Firstly we have the reassertion of orthodoxy in the fundamentalist forms of Christianity and Islam, for example. Secondly we see the redefinition of orthodoxy in an attempt to recuperate ideas of science into religion – thus we see the denial of the ‘creation myth’ and increased tolerance to previous aberrations such as homosexuality/ women priests. Thirdly there is the rejection of orthodoxy paralleled by the rise of religious cults where anyone is free to define a new theology and church. Fourthly there is the redefinition of religion in terms of spirituality without any god as such, which is perhaps closest to the idealism opposed by Bakunin. Lastly we see the rejection of religion, but in its place is substituted the use of pseudo-scientific method in the explanations of the so-called paranormal. There is undoubtedly an increase in popular acceptance of astrology, numerology, psychic power, magic, alien abductions (many examples of these have been easily debunked by the rigorous analysis in the Sceptic tradition.).
All of the above contradictions are possible under capitalism, and they happily coexist in practice, as they are not ultimately a threat apart from to bourgeois science. Quite the opposite of being any threat to capitalism, they are only an obstacle to the materialist approach which accepts only human reality, and serve to confuse and divide us in our ideas. Capitalism thrives on diversity of ideas whether true or not, as ideas are the basis of new markets, and capitalism is not limited to markets which reflect real experience. It is the duty of anarchists to oppose religion and assert scientific materialism against both religion and pseudo-science.
Many so called rational people must see anarchists as nutters – at the very best hopeless idealists who naively see the destruction of capitalism by revolution as a real possibility – even if those same people agree with us how bad a place the world is under capitalism.

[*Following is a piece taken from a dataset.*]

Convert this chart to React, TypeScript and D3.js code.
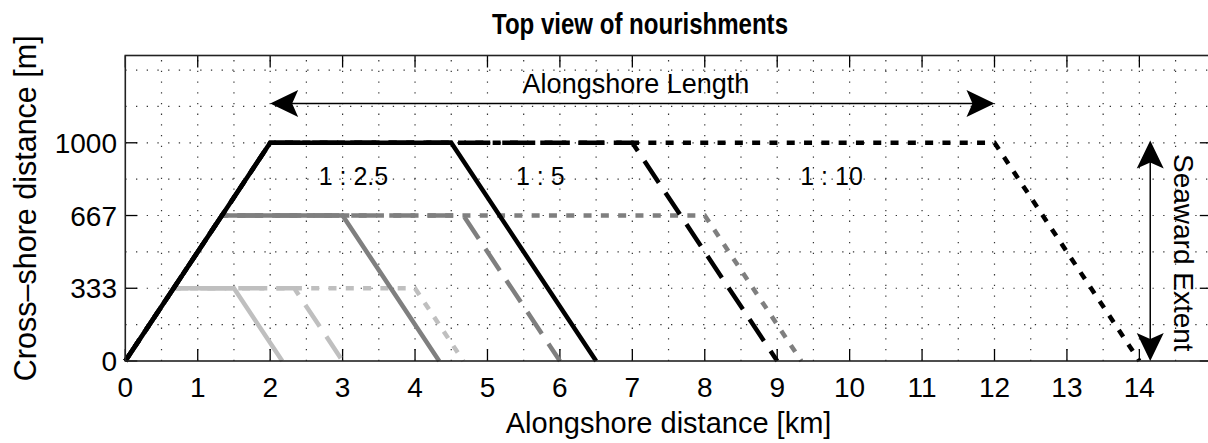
import React from 'react';
import * as d3 from 'd3';

// ---- data ----
const xTickValues = [0, 1, 2, 3, 4, 5, 6, 7, 8, 9, 10, 11, 12, 13, 14];
const yTickValues = [0, 333.33, 666.67, 1000];
const yTickLabels = ['0', '333', '667', '1000'];

// nourishment outlines (alongshore km, cross-shore m)
const bigY = [0, 1000, 1000, 0];
const midY = [0, 666.67, 666.67, 0];
const smallY = [0, 333.33, 333.33, 0];

const bigSolidX = [0, 2, 4.5, 6.5];
const bigDashedX = [0, 2, 7, 9];
const bigDottedX = [0, 2, 12, 14];

const midSolidX = [0, 1.333, 3, 4.333];
const midDashedX = [0, 1.333, 4.667, 6];
const midDottedX = [0, 1.333, 8, 9.333];

const smallSolidX = [0, 0.667, 1.5, 2.167];
const smallDashedX = [0, 0.667, 2.333, 3];
const smallDottedX = [0, 0.667, 4, 4.667];

const slopeLabels = ['1 : 2.5', '1 : 5', '1 : 10'];
const slopeLabelX = [3.15, 5.73, 9.75];
const slopeLabelY = 805;

const lengthArrowX = [2, 12];
const lengthArrowY = 1180;
const extentArrowX = 14.15;
const extentArrowY = [1010, 0];

const W = 1208;
const H = 443;
const font = "'Liberation Sans', Arial, Helvetica, sans-serif";

export default function App() {
  const x = d3.scaleLinear().domain([0, 15]).range([125.3, 1211.8]);
  const y = d3.scaleLinear().domain([0, 1400]).range([361, 55.5]);

  const line = d3
    .line<[number, number]>()
    .x((d) => x(d[0]))
    .y((d) => y(d[1]));

  const mk = (xs: number[], ys: number[]) => line(xs.map((v, i) => [v, ys[i]] as [number, number])) || '';

  const dashed = '26,12';
  const dotted = '8,9.3';
  const black = '#000000';
  const gray = '#7f7f7f';
  const light = '#bfbfbf';

  const series = [
    { xs: smallDottedX, ys: smallY, c: light, d: dotted },
    { xs: smallDashedX, ys: smallY, c: light, d: dashed },
    { xs: smallSolidX, ys: smallY, c: light, d: undefined },
    { xs: midDottedX, ys: midY, c: gray, d: dotted },
    { xs: midDashedX, ys: midY, c: gray, d: dashed },
    { xs: midSolidX, ys: midY, c: gray, d: undefined },
    { xs: bigDottedX, ys: bigY, c: black, d: dotted },
    { xs: bigDashedX, ys: bigY, c: black, d: dashed },
    { xs: bigSolidX, ys: bigY, c: black, d: undefined },
  ];

  const [x0, x1] = x.range();
  const [y0, y1] = y.range();

  const vGrid = d3.range(0.5, 15, 0.5);
  const hGrid = d3.range(1, 9).map((k) => (k * 1000) / 6);

  const head = (tx: number, ty: number, dx: number, dy: number) => {
    const L = 28, Wd = 27, notch = 22;
    const px = -dy, py = dx;
    const bx = tx - dx * L, by = ty - dy * L;
    const nx = tx - dx * notch, ny = ty - dy * notch;
    return `M${tx},${ty}L${bx + px * Wd / 2},${by + py * Wd / 2}L${nx},${ny}L${bx - px * Wd / 2},${by - py * Wd / 2}Z`;
  };

  const ax1 = x(lengthArrowX[0]), ax2 = x(lengthArrowX[1]), ay = y(lengthArrowY);
  const ex = x(extentArrowX), ey1 = y(extentArrowY[0]), ey2 = y(extentArrowY[1]);

  return (
    <svg width={W} height={H} style={{ position: 'absolute', left: 0, top: 0, background: '#fff' }}>
      <rect x={0} y={0} width={W} height={H} fill="#fff" />
      {/* grid */}
      <g stroke="#333" strokeWidth={1.2} strokeDasharray="1.3,9.4">
        {vGrid.map((v) => (
          <line key={'v' + v} x1={x(v)} x2={x(v)} y1={y0} y2={y1} />
        ))}
        {hGrid.map((v) => (
          <line key={'h' + v} x1={x0} x2={x1} y1={y(v)} y2={y(v)} />
        ))}
      </g>
      {/* ticks */}
      <g stroke="#000" strokeWidth={1.3}>
        {xTickValues.map((v) => (
          <g key={'xt' + v}>
            <line x1={x(v)} x2={x(v)} y1={y0} y2={y0 - 12} />
            <line x1={x(v)} x2={x(v)} y1={y1} y2={y1 + 12} />
          </g>
        ))}
        {yTickValues.map((v) => (
          <g key={'yt' + v}>
            <line x1={x0} x2={x0 + 12} y1={y(v)} y2={y(v)} />
            <line x1={x1} x2={x1 - 12} y1={y(v)} y2={y(v)} />
          </g>
        ))}
      </g>
      {/* series */}
      <g fill="none" strokeWidth={4.5} strokeLinejoin="miter" strokeLinecap="butt">
        {series.map((s, i) => (
          <path key={i} d={mk(s.xs, s.ys)} stroke={s.c} strokeDasharray={s.d} />
        ))}
      </g>
      {/* axes box */}
      <rect x={x0} y={y1} width={x1 - x0} height={y0 - y1} fill="none" stroke="#222" strokeWidth={1.6} />
      {/* tick labels */}
      <g fontFamily={font} fontSize={28} fill="#000">
        {xTickValues.map((v) => (
          <text key={'xl' + v} x={x(v)} y={397} textAnchor="middle">
            {String(v)}
          </text>
        ))}
        {yTickValues.map((v, i) => (
          <text key={'yl' + v} x={117} y={y(v) + 10} textAnchor="end">
            {yTickLabels[i]}
          </text>
        ))}
      </g>
      {/* axis labels */}
      <text x={(x0 + x1) / 2} y={433} textAnchor="middle" fontFamily={font} fontSize={29}>
        Alongshore distance [km]
      </text>
      <text
        transform={`translate(36,${(y0 + y1) / 2}) rotate(-90)`}
        textAnchor="middle"
        fontFamily={font}
        fontSize={30.5}
      >
        Cross–shore distance [m]
      </text>
      {/* title */}
      <text
        x={640}
        y={34}
        textAnchor="middle"
        fontFamily={font}
        fontWeight="bold"
        fontSize={29}
        textLength={296}
        lengthAdjust="spacingAndGlyphs"
      >
        Top view of nourishments
      </text>
      {/* slope labels */}
      <g fontFamily={font} fontSize={25}>
        {slopeLabels.map((t, i) => (
          <text key={t} x={x(slopeLabelX[i])} y={y(slopeLabelY)} textAnchor="middle">
            {t}
          </text>
        ))}
      </g>
      {/* alongshore length arrow */}
      <line x1={ax1 + 20} x2={ax2 - 20} y1={ay} y2={ay} stroke="#000" strokeWidth={1.5} />
      <path d={head(ax1, ay, -1, 0)} fill="#000" />
      <path d={head(ax2, ay, 1, 0)} fill="#000" />
      <text x={x(7.05)} y={y(1230)} textAnchor="middle" fontFamily={font} fontSize={27}>
        Alongshore Length
      </text>
      {/* seaward extent arrow */}
      <line x1={ex} x2={ex} y1={ey1 + 20} y2={ey2 - 20} stroke="#000" strokeWidth={1.5} />
      <path d={head(ex, ey1, 0, -1)} fill="#000" />
      <path d={head(ex, ey2, 0, 1)} fill="#000" />
      <text
        transform={`translate(1174,${(ey1 + ey2) / 2 + 2}) rotate(90)`}
        textAnchor="middle"
        fontFamily={font}
        fontSize={28}
      >
        Seaward Extent
      </text>
    </svg>
  );
}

Members of the ACF are probably likened in many people’s minds to the followers of cults who are being deluded by charismatic leaders(!). Maybe this view of being ‘different’ is also a reason for the tolerance of non-conformist religions in the wider anarchist movement. So what makes us different from the others? After all isn’t one belief system as good as any other. Well no, we don’t agree with fascism – but astrology, it’s just a harmless bit of fun, isn’t it? People have a right to their religious beliefs, don’t they?
The real difference is in our materialist analysis. As Bakunin once said (if you believe the man), “Idealists of all schools […] are much offended when they are told that man, with his boundless aspirations, is, like all else existing in this world, nothing but matter, only a product of vile matter.” This idea of material existence (and nothing more) is the basis for much of our politics, our world view, and maybe even our feeling of personal responsibility in fighting for the end of the present system. After all, who else are we waiting for?